Intercontinental Exchange, operator of global exchanges and clearing houses and provider of mortgage technology, data and listing services, today announced that it has received regulatory approval and fully completed its $11 billion acquisition of Ellie Mae from the private equity firm Thoma Bravo.
“We are excited to begin the next important chapter in our journey to digitize the residential mortgage industry,” said Jeffrey C. Sprecher, Founder, Chairman and CEO of Intercontinental Exchange. “Ellie Mae’s industry leadership and best-of-breed technology will better enable us to further accelerate the automation of the mortgage origination workflow, which will benefit stakeholders across the production chain, including consumers.”
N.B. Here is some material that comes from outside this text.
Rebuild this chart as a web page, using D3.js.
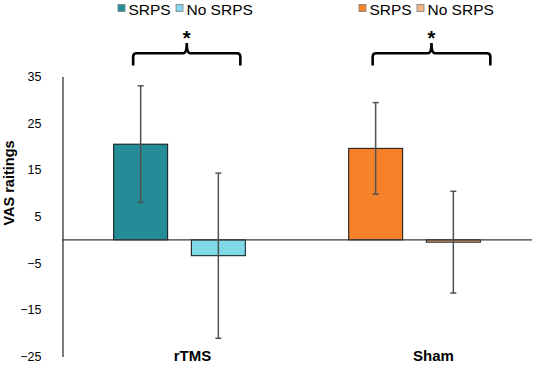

Ellie Mae was founded in 1997 with a mission "to automate and digitize the trillion-dollar residential mortgage industry. Through its digital lending platform, Ellie Mae provides technology services to all participants in the mortgage supply chain, including its more than 3,000 customers and thousands of partners and investors participating on their open network who provide liquidity to the market. Lenders rely on Ellie Mae to securely manage and facilitate the exchange of data across the ecosystem to enable the origination of mortgages, while maintaining strict adherence to various local, state and federal compliance requirements," according to a statement today.
Intercontinental Exchange’s efforts to help automate the mortgage workflow began with its majority investment in the Mortgage Electronic Registrations System (MERS) in 2016, which it fully acquired in 2018. The strategy continued with the acquisition of Simplifile in 2019, furthering a focus on digitizing the closing and post-closing process for U.S. mortgages. The core focus of Ellie Mae's technology, experience, and network is in the mortgage origination process, connecting brokers, underwriters and lenders. With all three of these entities, MERS, Simplifile and Ellie Mae working together as part of ICE Mortgage Technology, the expanded platform will, for the first time, bring together all of the key stakeholders from origination to final settlement in one digital mortgage ecosystem.
Also included in today's announcement, were key Q3 financial metrics:
"Based on a closing date of September 4, and an allocation to ICE based on the number of business days following completion, ICE currently expects the Ellie Mae transaction to contribute the following to its third quarter results:
Revenue of $67 million to $72 million
Adjusted operating expense1 of $34 million to $36 million
Interest expense of $11 million to $12 million
Approximately 5 million weighted average diluted shares outstanding, which are expected to result in total weighed average diluted shares outstanding of 551 million to 554 million in the third quarter of 2020.
Note: Adjusted operating expenses excludes the amortization of acquisition-related intangibles related to the Ellie Mae acquisition. At the time of this release, we cannot reasonably estimate the GAAP operating expenses due to the unknown amount of amortization acquisition-related intangibles, which are currently being valued by a third party and are expected to be disclosed when we report our third quarter results."